_The problem_:
Copy from the first line below down to and including the line with "from matplotlib.path import Path". Skip the pictures.

_Information provided_:

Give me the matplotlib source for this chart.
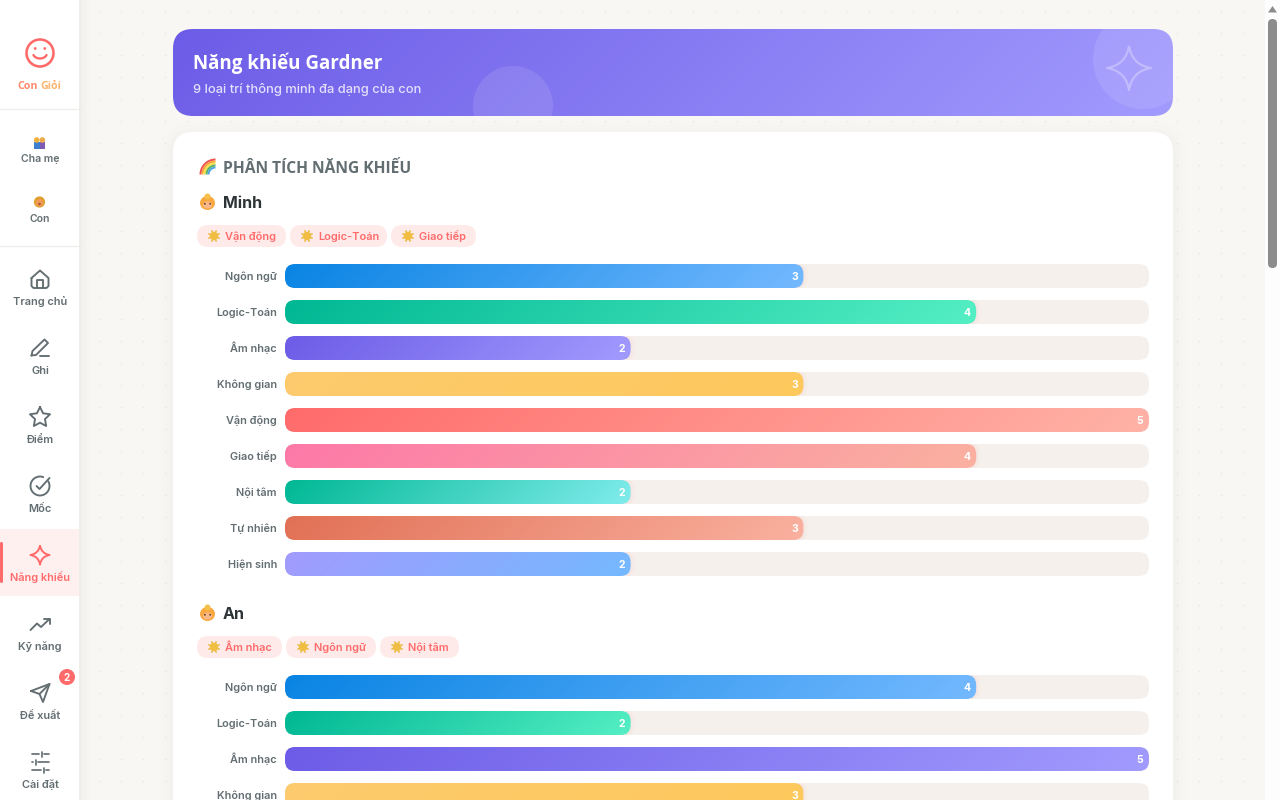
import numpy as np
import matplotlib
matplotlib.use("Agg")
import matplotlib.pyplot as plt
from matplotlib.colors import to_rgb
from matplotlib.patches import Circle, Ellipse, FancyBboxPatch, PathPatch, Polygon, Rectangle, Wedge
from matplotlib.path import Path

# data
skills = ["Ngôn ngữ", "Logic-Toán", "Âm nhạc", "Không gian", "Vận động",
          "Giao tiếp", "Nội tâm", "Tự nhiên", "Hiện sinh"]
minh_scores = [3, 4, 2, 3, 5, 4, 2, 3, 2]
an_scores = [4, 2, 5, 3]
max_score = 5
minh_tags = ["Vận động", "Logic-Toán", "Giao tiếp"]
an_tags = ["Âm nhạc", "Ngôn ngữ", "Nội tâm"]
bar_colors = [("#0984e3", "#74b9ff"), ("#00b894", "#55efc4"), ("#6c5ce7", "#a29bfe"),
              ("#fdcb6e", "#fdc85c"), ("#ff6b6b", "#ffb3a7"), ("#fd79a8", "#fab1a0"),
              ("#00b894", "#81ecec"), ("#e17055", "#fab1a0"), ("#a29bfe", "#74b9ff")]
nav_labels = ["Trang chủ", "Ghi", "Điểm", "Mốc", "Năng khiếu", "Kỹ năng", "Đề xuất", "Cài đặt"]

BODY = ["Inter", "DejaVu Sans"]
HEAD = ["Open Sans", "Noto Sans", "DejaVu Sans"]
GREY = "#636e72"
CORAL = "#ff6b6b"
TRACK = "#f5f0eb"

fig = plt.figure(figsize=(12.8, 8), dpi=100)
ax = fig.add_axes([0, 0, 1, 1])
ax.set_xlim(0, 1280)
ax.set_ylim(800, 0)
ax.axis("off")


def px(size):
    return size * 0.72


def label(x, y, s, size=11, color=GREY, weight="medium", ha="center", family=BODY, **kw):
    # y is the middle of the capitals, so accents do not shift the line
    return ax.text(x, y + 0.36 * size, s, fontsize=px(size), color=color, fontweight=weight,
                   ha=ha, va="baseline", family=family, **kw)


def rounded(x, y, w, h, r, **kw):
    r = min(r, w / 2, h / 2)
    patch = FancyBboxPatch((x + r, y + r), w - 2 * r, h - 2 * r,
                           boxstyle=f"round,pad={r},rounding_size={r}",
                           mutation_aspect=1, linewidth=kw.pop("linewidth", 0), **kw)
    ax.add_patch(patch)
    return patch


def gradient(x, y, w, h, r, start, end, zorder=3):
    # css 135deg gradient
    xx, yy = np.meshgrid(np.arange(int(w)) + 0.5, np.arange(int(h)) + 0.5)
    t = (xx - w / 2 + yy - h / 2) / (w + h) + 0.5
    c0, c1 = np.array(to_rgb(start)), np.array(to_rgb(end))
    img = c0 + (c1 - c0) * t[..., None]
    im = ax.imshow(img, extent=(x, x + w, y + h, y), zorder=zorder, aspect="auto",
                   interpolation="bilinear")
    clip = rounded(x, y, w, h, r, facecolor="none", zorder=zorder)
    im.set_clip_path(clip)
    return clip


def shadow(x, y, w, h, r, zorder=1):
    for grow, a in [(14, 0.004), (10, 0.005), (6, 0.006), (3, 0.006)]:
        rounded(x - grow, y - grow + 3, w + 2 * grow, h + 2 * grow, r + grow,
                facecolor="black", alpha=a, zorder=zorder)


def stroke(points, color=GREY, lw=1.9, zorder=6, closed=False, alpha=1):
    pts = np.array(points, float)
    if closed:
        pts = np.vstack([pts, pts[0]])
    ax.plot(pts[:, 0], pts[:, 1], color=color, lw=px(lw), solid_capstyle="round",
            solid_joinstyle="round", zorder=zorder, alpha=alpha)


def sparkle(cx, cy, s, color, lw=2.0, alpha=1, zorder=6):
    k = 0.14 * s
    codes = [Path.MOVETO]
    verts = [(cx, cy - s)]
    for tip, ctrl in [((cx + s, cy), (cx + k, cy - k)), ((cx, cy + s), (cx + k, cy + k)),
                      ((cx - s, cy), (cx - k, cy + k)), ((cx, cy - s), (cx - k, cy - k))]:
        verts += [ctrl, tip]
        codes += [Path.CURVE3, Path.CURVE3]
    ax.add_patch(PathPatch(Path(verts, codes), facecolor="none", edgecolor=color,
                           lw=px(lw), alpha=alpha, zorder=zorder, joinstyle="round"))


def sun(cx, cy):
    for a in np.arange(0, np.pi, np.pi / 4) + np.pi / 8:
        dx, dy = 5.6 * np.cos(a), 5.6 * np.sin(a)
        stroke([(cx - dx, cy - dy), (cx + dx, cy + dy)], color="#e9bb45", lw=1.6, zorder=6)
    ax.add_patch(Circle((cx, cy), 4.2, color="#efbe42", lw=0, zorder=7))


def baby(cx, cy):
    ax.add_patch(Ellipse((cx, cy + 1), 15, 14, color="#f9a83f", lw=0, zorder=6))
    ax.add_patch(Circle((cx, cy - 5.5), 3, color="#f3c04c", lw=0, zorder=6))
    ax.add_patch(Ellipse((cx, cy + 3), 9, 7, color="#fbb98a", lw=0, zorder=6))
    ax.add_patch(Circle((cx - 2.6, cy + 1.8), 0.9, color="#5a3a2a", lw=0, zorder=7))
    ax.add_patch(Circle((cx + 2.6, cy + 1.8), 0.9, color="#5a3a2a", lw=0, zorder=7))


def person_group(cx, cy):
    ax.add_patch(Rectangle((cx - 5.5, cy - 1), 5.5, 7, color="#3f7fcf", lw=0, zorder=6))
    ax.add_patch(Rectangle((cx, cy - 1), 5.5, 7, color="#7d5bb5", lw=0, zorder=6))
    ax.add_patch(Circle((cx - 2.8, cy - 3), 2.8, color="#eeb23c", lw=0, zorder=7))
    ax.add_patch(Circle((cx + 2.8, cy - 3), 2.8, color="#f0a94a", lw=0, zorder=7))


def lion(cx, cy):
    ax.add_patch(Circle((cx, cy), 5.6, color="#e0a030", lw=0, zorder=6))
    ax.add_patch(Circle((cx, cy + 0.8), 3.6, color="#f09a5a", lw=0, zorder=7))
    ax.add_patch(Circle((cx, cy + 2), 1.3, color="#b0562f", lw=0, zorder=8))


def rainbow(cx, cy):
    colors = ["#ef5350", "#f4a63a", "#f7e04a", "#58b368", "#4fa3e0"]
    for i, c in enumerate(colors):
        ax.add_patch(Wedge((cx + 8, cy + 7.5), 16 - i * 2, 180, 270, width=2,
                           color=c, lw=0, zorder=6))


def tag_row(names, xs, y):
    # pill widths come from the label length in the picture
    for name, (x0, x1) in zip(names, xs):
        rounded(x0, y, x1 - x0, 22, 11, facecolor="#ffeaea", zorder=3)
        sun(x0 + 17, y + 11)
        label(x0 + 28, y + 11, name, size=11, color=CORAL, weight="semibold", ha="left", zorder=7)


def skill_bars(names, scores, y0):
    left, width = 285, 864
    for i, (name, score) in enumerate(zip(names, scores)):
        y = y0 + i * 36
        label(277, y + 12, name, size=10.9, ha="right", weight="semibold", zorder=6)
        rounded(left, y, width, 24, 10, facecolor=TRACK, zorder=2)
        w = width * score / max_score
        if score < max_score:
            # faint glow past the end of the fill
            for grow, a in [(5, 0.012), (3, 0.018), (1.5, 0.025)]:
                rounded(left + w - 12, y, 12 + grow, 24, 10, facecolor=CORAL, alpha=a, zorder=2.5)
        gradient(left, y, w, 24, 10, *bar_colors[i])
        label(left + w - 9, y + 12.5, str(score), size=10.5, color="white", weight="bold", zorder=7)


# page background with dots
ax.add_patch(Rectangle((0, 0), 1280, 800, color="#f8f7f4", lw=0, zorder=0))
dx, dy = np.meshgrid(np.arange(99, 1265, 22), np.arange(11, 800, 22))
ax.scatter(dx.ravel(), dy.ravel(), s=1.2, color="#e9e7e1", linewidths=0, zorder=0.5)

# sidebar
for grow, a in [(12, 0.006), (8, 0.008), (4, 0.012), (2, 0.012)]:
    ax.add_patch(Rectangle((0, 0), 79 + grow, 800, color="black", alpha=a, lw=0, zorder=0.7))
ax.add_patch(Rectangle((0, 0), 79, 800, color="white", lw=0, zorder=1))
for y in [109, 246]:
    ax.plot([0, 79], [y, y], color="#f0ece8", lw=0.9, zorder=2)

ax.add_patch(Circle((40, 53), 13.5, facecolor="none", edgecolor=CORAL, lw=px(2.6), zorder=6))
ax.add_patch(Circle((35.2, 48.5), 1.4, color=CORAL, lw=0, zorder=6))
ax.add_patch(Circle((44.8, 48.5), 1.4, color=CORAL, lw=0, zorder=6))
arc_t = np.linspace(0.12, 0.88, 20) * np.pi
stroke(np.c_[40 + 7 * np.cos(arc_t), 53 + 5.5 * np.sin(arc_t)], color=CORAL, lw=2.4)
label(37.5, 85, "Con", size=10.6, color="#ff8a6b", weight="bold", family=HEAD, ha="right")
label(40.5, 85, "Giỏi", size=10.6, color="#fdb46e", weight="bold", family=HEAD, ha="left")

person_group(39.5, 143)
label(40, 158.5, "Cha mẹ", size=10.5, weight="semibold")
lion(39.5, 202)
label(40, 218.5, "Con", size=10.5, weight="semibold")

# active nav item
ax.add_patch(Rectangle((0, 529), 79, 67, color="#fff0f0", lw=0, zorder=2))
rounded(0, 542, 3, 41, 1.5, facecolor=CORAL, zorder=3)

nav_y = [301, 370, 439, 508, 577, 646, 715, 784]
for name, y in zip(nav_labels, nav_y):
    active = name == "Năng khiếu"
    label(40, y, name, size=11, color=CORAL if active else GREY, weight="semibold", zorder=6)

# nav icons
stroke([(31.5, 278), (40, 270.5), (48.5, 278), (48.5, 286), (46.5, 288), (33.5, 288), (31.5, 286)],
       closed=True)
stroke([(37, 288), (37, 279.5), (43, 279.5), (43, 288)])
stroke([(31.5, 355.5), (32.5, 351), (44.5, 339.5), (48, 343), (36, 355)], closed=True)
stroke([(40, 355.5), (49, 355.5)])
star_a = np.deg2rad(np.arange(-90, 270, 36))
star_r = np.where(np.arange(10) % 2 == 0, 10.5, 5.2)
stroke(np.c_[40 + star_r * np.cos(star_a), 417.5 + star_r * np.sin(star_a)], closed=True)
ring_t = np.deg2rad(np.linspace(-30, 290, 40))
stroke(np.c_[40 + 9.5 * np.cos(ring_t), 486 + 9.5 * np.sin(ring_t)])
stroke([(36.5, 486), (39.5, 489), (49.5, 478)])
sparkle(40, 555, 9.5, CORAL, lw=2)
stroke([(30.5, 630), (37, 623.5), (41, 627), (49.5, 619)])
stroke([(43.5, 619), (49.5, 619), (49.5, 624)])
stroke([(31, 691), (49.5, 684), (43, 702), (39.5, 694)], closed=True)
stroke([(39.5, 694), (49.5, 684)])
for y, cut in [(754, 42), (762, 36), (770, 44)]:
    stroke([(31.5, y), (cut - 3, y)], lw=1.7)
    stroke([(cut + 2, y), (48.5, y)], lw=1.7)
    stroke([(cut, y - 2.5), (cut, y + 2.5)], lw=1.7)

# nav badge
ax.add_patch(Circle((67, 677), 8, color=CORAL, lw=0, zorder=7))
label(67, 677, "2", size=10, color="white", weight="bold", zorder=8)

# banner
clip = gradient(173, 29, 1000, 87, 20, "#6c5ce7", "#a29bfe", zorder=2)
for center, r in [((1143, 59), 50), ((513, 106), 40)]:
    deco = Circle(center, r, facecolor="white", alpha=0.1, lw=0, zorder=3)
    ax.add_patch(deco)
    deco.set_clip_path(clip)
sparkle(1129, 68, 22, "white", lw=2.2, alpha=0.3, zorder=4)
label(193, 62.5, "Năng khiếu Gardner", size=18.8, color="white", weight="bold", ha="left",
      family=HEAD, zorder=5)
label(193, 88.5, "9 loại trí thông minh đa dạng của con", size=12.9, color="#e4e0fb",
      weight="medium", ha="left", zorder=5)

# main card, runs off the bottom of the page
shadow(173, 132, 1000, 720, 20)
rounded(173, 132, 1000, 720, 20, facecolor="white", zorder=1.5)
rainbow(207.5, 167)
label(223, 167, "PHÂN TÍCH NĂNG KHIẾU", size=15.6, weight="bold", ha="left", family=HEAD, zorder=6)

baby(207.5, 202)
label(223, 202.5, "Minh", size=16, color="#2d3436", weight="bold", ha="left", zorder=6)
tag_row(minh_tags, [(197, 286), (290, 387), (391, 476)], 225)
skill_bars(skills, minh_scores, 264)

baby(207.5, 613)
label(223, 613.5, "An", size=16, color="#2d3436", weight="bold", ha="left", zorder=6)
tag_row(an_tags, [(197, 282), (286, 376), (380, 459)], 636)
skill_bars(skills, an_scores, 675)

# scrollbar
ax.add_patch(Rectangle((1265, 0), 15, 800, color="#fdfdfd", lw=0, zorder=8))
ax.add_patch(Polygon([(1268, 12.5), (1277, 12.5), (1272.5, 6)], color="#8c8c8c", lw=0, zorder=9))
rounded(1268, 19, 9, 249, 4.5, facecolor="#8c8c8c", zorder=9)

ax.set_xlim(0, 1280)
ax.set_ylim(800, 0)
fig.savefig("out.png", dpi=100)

_Output of the exercise_:
Give me the matplotlib source for this chart.
import numpy as np
import matplotlib
matplotlib.use("Agg")
import matplotlib.pyplot as plt
from matplotlib.colors import to_rgb
from matplotlib.patches import Circle, Ellipse, FancyBboxPatch, PathPatch, Polygon, Rectangle, Wedge
from matplotlib.path import Path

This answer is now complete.